Figure scripts

□ □ □ □

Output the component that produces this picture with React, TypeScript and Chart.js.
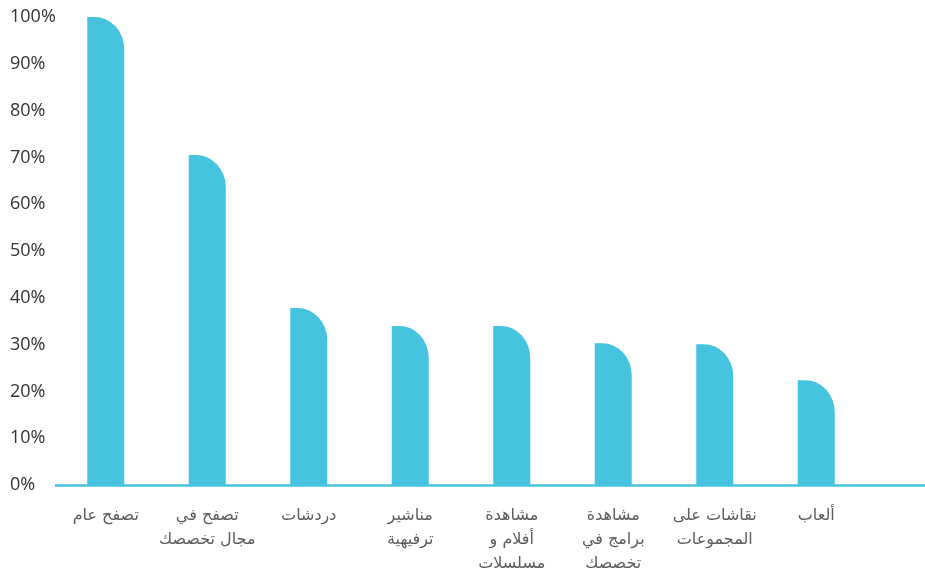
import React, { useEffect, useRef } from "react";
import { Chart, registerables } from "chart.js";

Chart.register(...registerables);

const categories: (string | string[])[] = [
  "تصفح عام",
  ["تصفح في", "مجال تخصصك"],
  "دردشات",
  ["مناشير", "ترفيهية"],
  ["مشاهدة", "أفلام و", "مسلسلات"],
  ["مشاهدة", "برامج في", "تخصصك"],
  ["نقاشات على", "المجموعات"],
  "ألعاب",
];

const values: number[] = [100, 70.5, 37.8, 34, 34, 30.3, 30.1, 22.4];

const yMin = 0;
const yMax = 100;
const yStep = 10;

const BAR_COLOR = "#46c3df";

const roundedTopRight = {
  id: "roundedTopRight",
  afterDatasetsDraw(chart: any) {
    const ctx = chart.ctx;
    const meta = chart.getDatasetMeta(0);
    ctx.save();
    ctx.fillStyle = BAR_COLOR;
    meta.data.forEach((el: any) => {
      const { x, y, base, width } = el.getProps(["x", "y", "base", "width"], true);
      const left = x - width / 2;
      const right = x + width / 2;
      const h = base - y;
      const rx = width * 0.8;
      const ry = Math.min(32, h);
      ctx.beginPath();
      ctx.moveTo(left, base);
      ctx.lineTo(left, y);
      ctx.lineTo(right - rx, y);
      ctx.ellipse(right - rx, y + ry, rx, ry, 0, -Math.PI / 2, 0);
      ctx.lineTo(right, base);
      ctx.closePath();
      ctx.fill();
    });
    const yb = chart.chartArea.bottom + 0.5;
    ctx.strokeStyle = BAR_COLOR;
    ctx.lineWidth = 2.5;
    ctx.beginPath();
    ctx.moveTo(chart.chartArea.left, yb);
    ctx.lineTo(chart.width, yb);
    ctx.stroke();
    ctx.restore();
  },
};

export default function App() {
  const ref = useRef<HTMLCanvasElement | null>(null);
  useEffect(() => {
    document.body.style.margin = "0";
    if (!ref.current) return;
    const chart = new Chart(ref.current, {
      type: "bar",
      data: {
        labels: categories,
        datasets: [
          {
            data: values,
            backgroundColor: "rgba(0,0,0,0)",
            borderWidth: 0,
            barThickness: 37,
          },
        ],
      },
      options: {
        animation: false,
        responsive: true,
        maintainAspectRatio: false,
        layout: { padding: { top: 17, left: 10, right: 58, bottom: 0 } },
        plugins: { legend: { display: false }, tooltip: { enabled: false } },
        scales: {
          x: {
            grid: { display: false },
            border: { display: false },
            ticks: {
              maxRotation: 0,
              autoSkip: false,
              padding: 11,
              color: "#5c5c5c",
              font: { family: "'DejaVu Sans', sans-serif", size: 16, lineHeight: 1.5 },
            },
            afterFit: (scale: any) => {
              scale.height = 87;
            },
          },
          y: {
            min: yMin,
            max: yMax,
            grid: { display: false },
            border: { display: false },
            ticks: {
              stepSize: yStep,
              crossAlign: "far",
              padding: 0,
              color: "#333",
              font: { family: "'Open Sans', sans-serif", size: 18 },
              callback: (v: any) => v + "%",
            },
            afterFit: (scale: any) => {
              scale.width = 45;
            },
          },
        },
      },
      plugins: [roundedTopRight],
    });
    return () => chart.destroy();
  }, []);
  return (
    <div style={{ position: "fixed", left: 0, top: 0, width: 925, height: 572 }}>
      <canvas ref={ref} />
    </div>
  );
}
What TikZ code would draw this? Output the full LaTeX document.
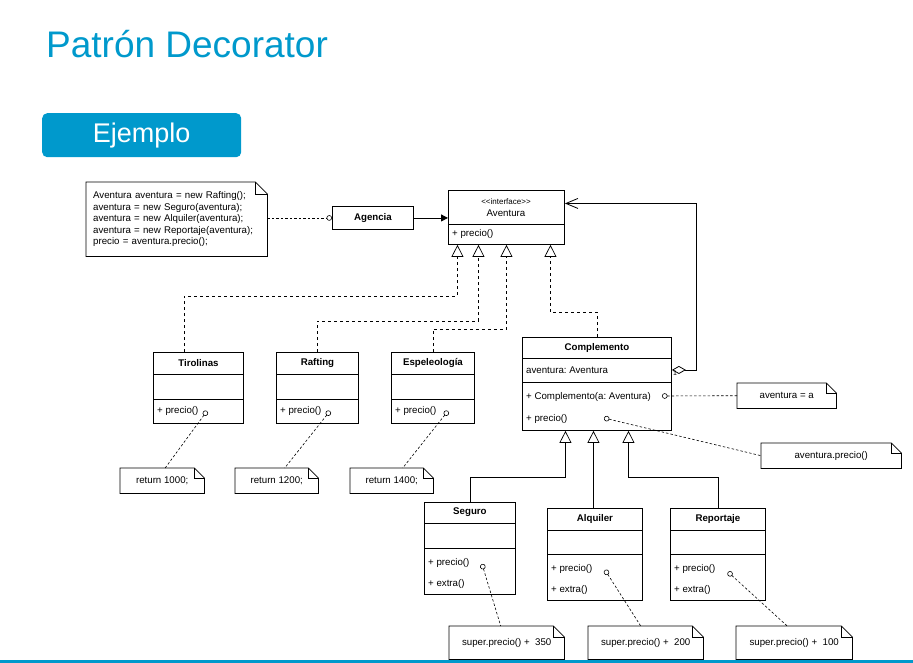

□ □ □ □

Reproduce the entries above exactly. Do not include the images.

SOLUTION TO THIS TASK:
Output the component that produces this picture with React, TypeScript and Chart.js.
import React, { useEffect, useRef } from "react";
import { Chart, registerables } from "chart.js";

Chart.register(...registerables);

const categories: (string | string[])[] = [
  "تصفح عام",
  ["تصفح في", "مجال تخصصك"],
  "دردشات",
  ["مناشير", "ترفيهية"],
  ["مشاهدة", "أفلام و", "مسلسلات"],
  ["مشاهدة", "برامج في", "تخصصك"],
  ["نقاشات على", "المجموعات"],
  "ألعاب",
];

const values: number[] = [100, 70.5, 37.8, 34, 34, 30.3, 30.1, 22.4];

const yMin = 0;
const yMax = 100;
const yStep = 10;

const BAR_COLOR = "#46c3df";

const roundedTopRight = {
  id: "roundedTopRight",
  afterDatasetsDraw(chart: any) {
    const ctx = chart.ctx;
    const meta = chart.getDatasetMeta(0);
    ctx.save();
    ctx.fillStyle = BAR_COLOR;
    meta.data.forEach((el: any) => {
      const { x, y, base, width } = el.getProps(["x", "y", "base", "width"], true);
      const left = x - width / 2;
      const right = x + width / 2;
      const h = base - y;
      const rx = width * 0.8;
      const ry = Math.min(32, h);
      ctx.beginPath();
      ctx.moveTo(left, base);
      ctx.lineTo(left, y);
      ctx.lineTo(right - rx, y);
      ctx.ellipse(right - rx, y + ry, rx, ry, 0, -Math.PI / 2, 0);
      ctx.lineTo(right, base);
      ctx.closePath();
      ctx.fill();
    });
    const yb = chart.chartArea.bottom + 0.5;
    ctx.strokeStyle = BAR_COLOR;
    ctx.lineWidth = 2.5;
    ctx.beginPath();
    ctx.moveTo(chart.chartArea.left, yb);
    ctx.lineTo(chart.width, yb);
    ctx.stroke();
    ctx.restore();
  },
};

export default function App() {
  const ref = useRef<HTMLCanvasElement | null>(null);
  useEffect(() => {
    document.body.style.margin = "0";
    if (!ref.current) return;
    const chart = new Chart(ref.current, {
      type: "bar",
      data: {
        labels: categories,
        datasets: [
          {
            data: values,
            backgroundColor: "rgba(0,0,0,0)",
            borderWidth: 0,
            barThickness: 37,
          },
        ],
      },
      options: {
        animation: false,
        responsive: true,
        maintainAspectRatio: false,
        layout: { padding: { top: 17, left: 10, right: 58, bottom: 0 } },
        plugins: { legend: { display: false }, tooltip: { enabled: false } },
        scales: {
          x: {
            grid: { display: false },
            border: { display: false },
            ticks: {
              maxRotation: 0,
              autoSkip: false,
              padding: 11,
              color: "#5c5c5c",
              font: { family: "'DejaVu Sans', sans-serif", size: 16, lineHeight: 1.5 },
            },
            afterFit: (scale: any) => {
              scale.height = 87;
            },
          },
          y: {
            min: yMin,
            max: yMax,
            grid: { display: false },
            border: { display: false },
            ticks: {
              stepSize: yStep,
              crossAlign: "far",
              padding: 0,
              color: "#333",
              font: { family: "'Open Sans', sans-serif", size: 18 },
              callback: (v: any) => v + "%",
            },
            afterFit: (scale: any) => {
              scale.width = 45;
            },
          },
        },
      },
      plugins: [roundedTopRight],
    });
    return () => chart.destroy();
  }, []);
  return (
    <div style={{ position: "fixed", left: 0, top: 0, width: 925, height: 572 }}>
      <canvas ref={ref} />
    </div>
  );
}
What TikZ code would draw this? Output the full LaTeX document.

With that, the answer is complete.